Belle Grove Plantation hosted the traveling exhibition "To Be Sold: Virginia and the American Slave Trade" from Wednesday, July 27 through Sunday, September 25, 2016. This exhibit was created by the Library of Virginia with support from the National Endowment for the Humanities.

The exhibit offers a frank exploration of Virginia's role in the business of the second middle passage—the forced relocation of two-thirds of a million African Americans from the Upper South to the Cotton South in the decades before the Civil War. The story of the American slave trade is one of numbers, but it is also the story of individuals whose families were torn apart and whose lives were forever altered.  One such story occurred at Belle Grove.  In researching slavery at Belle Grove Plantation, 1824 advertisement placed by Isaac Hite was found. It advertised a public auction to include horses, cattle, farm implements and “sixty slaves of various ages, in families.” Belle Grove staff and volunteers are searching for information on this sale and what might have happened to the individuals sold.

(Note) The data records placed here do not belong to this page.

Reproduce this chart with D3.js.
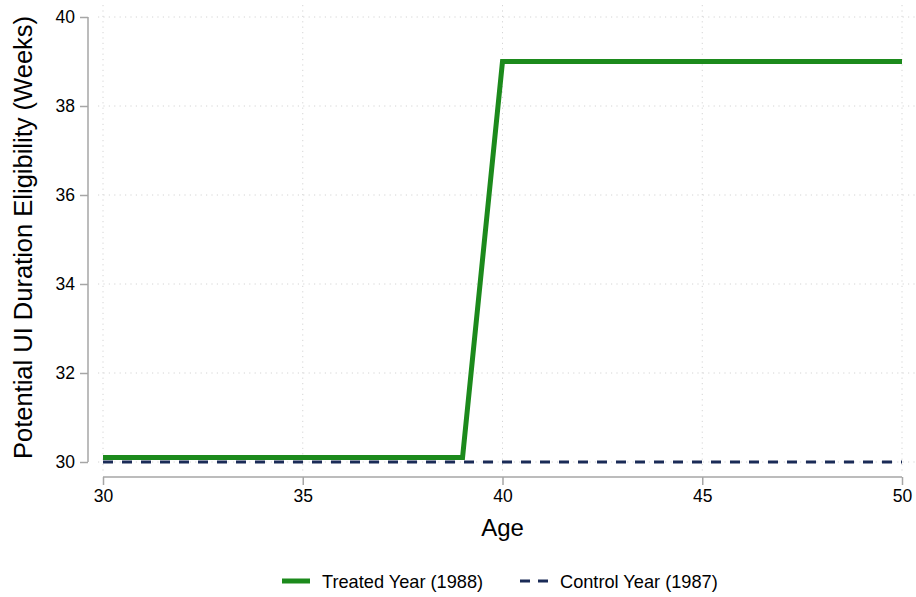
<!DOCTYPE html>
<html>
<head>
<meta charset="utf-8">
<script src="https://cdn.jsdelivr.net/npm/d3@7"></script>
<style>
  html, body { margin: 0; padding: 0; background: #fff; }
  svg { display: block; font-family: "Liberation Sans", Arial, sans-serif; }
</style>
</head>
<body>
<svg id="chart" width="916" height="597"></svg>
<script>
// Potential UI duration eligibility by age
const ages = [30,31,32,33,34,35,36,37,38,39,40,41,42,43,44,45,46,47,48,49,50];
const treatedWeeks = [30.1,30.1,30.1,30.1,30.1,30.1,30.1,30.1,30.1,30.1,39,39,39,39,39,39,39,39,39,39,39];
const controlWeeks = [30,30,30,30,30,30,30,30,30,30,30,30,30,30,30,30,30,30,30,30,30];
const xTicks = [30,35,40,45,50];
const yTicks = [30,32,34,36,38,40];
const legendLabels = ["Treated Year (1988)", "Control Year (1987)"];

const svg = d3.select("#chart");
const x = d3.scaleLinear().domain([30, 50]).range([103, 902]);
const y = d3.scaleLinear().domain([30, 40]).range([462, 17]);

const gridColor = "#d4d4d4";
const axisColor = "#a6a6a6";

// grid
const grid = svg.append("g");
grid.selectAll(".hg").data(yTicks).join("line")
  .attr("x1", 98).attr("x2", 916)
  .attr("y1", d => y(d)).attr("y2", d => y(d))
  .attr("stroke", gridColor).attr("stroke-width", 1)
  .attr("stroke-dasharray", "1.2,4.2");
grid.selectAll(".vg").data(xTicks).join("line")
  .attr("x1", d => x(d)).attr("x2", d => x(d))
  .attr("y1", 5).attr("y2", 474)
  .attr("stroke", gridColor).attr("stroke-width", 1)
  .attr("stroke-dasharray", "1.2,4.2");

// axes
const yAxis = d3.axisLeft(y).tickValues(yTicks).tickSize(8).tickPadding(5).tickFormat(d3.format("d"));
const gy = svg.append("g").attr("transform", "translate(88,0)").call(yAxis);
const xAxis = d3.axisBottom(x).tickValues(xTicks).tickSize(8).tickPadding(5).tickFormat(d3.format("d"));
const gx = svg.append("g").attr("transform", "translate(0,477)").call(xAxis);
[gx, gy].forEach(g => {
  g.select(".domain").attr("stroke", axisColor).attr("stroke-width", 1.5);
  g.selectAll(".tick line").attr("stroke", axisColor).attr("stroke-width", 1.5);
  g.selectAll(".tick text").attr("fill", "#000").style("font-size", "17.5px")
    .style("font-family", "'Liberation Sans', Arial, sans-serif");
});
gy.select(".domain").attr("d", `M0,${y(40)}V${y(30)}`);
gx.select(".domain").attr("d", `M${x(30)},0H${x(50)}`);

// axis titles
svg.append("text").attr("x", x(40)).attr("y", 536)
  .attr("text-anchor", "middle").style("font-size", "24px").text("Age");
svg.append("text")
  .attr("transform", `translate(32,${y(35) - 2}) rotate(-90)`)
  .attr("text-anchor", "middle").style("font-size", "25.5px")
  .text("Potential UI Duration Eligibility (Weeks)");

// series
const green = "#1c8a1c";
const navy = "#1a2b57";
const line = d3.line().x((d, i) => x(ages[i])).y(d => y(d));

svg.append("path").datum(controlWeeks).attr("d", line)
  .attr("fill", "none").attr("stroke", navy).attr("stroke-width", 3)
  .attr("stroke-dasharray", "10,9");
svg.append("path").datum(treatedWeeks).attr("d", line)
  .attr("fill", "none").attr("stroke", green).attr("stroke-width", 5)
  .attr("stroke-linejoin", "miter");

// legend
const leg = svg.append("g");
leg.append("line").attr("x1", 282).attr("x2", 310).attr("y1", 581).attr("y2", 581)
  .attr("stroke", green).attr("stroke-width", 5);
leg.append("text").attr("x", 322).attr("y", 587.5).style("font-size", "18.2px").text(legendLabels[0]);
leg.append("line").attr("x1", 520).attr("x2", 548).attr("y1", 581).attr("y2", 581)
  .attr("stroke", navy).attr("stroke-width", 3).attr("stroke-dasharray", "10,8");
leg.append("text").attr("x", 560).attr("y", 587.5).style("font-size", "18.2px").text(legendLabels[1]);
</script>
</body>
</html>
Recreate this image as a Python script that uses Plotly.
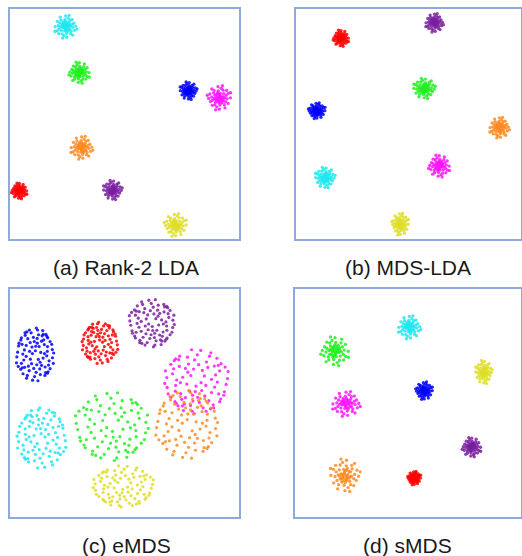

Through illustrations of paintings, insurance policies, bills of sale, broadsides, and other items drawn largely from the Library of Virginia’s extensive collections, To Be Sold traces what these documents reveal about the slave trade from the time a slaveholder decided to sell a slave through the Richmond market to the moment when the enslaved person was sent south. Three interactive kiosks explore artist Eyre Crowe’s paintings that recorded Virginia’s infamous trade, trace Crowe’s excursion into Richmond’s slave-trading district, and offer interviews with formerly enslaved people.

In conjunction with the exhibit, Cedar Creek and Belle Grove National Historical Park Ranger Shannon Moeck lead a 30-minute program, Kneading in Silence: A Glimpse Into The Life of Judah the Enslaved Cook in the Belle Grove Winter Kitchen. Born in 1794 and purchased by the Hites in 1817, Judah remained their cook until her death in 1836. This program will be repeated again in 2017 along with other talks that discuss slavery in the Shenandoah Valley. A schedule may be found on the Cedar Creek and Belle Grove National Historical Park website.